Workshop Proceedings of the 20th International
AAAI Conference on Web and Social Media
Workshop: CySoc 2026: 7th International Workshop on Cyber Social Threats
DOI: 10.36190/2026.01Open Source Software (OSS) platforms like GitHub thrive on large-scale collaboration, yet hostile interactions can erode participation and undermine community health. This motivates the need to identify and profile hostile user-generated content on GitHub. In this paper, we employ a multi-faceted hostility definition that encompasses user behavior that deters collaboration or participation by other users, including toxic, insulting, and threatening behaviors. We then present ASTRO, a systematic framework for identifying and profiling user-generated hostile content on GitHub at scale. Given a user or repository and its associated comments, we generate a multi-dimensional hostility vector that captures activity across each hostility attribute.

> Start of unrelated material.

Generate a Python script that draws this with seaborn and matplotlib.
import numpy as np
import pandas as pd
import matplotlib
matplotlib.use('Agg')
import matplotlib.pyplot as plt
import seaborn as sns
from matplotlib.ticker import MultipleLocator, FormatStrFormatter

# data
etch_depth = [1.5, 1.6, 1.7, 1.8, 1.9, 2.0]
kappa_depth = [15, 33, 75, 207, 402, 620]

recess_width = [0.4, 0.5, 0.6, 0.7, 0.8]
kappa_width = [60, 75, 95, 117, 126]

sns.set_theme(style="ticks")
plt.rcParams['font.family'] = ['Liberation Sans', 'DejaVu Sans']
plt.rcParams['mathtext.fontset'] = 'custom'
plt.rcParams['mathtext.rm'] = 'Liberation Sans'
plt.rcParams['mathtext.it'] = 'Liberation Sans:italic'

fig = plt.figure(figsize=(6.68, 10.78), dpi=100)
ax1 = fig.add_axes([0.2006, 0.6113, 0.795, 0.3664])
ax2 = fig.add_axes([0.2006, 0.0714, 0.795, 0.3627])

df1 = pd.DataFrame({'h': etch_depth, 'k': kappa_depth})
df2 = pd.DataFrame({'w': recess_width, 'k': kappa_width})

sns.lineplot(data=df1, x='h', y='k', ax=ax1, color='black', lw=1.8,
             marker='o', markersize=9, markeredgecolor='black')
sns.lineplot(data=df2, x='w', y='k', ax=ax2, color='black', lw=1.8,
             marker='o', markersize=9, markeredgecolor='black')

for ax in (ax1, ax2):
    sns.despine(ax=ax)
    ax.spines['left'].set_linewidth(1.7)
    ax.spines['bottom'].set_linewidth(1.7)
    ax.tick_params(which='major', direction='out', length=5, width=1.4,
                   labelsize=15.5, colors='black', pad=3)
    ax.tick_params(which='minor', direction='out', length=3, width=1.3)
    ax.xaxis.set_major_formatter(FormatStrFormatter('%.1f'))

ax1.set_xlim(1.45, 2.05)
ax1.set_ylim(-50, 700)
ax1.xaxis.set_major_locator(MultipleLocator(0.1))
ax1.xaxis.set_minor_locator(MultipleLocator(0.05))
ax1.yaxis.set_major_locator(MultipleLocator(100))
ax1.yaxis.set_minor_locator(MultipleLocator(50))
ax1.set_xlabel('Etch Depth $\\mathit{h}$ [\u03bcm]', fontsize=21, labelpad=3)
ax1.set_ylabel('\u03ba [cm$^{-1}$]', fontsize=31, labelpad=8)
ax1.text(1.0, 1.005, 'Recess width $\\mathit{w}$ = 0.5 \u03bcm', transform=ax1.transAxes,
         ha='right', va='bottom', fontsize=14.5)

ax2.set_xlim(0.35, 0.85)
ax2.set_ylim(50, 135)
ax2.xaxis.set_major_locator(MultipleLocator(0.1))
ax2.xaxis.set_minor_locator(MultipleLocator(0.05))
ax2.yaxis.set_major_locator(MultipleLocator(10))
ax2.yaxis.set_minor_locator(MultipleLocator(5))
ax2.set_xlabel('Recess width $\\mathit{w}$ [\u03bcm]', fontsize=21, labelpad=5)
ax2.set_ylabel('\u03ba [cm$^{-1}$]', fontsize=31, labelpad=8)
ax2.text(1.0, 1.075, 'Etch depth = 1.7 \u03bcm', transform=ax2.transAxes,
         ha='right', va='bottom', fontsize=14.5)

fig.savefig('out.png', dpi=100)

Algorithmically, we introduce and combine two layers: 1) the PerspectiveAPI functionality, and 2) an appropriately-prompted LLM to find a good balance between accuracy and computational cost. We collect and then deploy ASTRO on three datasets: (a) 2,344 hostile users, (b) 1,253 hostile repositories, and (c) 100 benign random users. First, we show that our two-layer method achieves good performance and cost: it achieves an F1 score of 0.85 on our ground truth, while reducing the cost of using only the LLM layer by a factor of roughly 29. Second, we study the relationship between different dimensions of hostility and the distribution of hostile behavior across users and repositories, e.g., hostile users post much more than non-hostile ones. Finally, we shed light on communities that appear more conducive to hostile behavior, e.g., projects related to video game development. Overall, our work demonstrates that a nuanced understanding of hostility and the ability to detect it effectively can help model it and assist the development of approaches to mitigate its adverse effects on GitHub and other OSS platforms.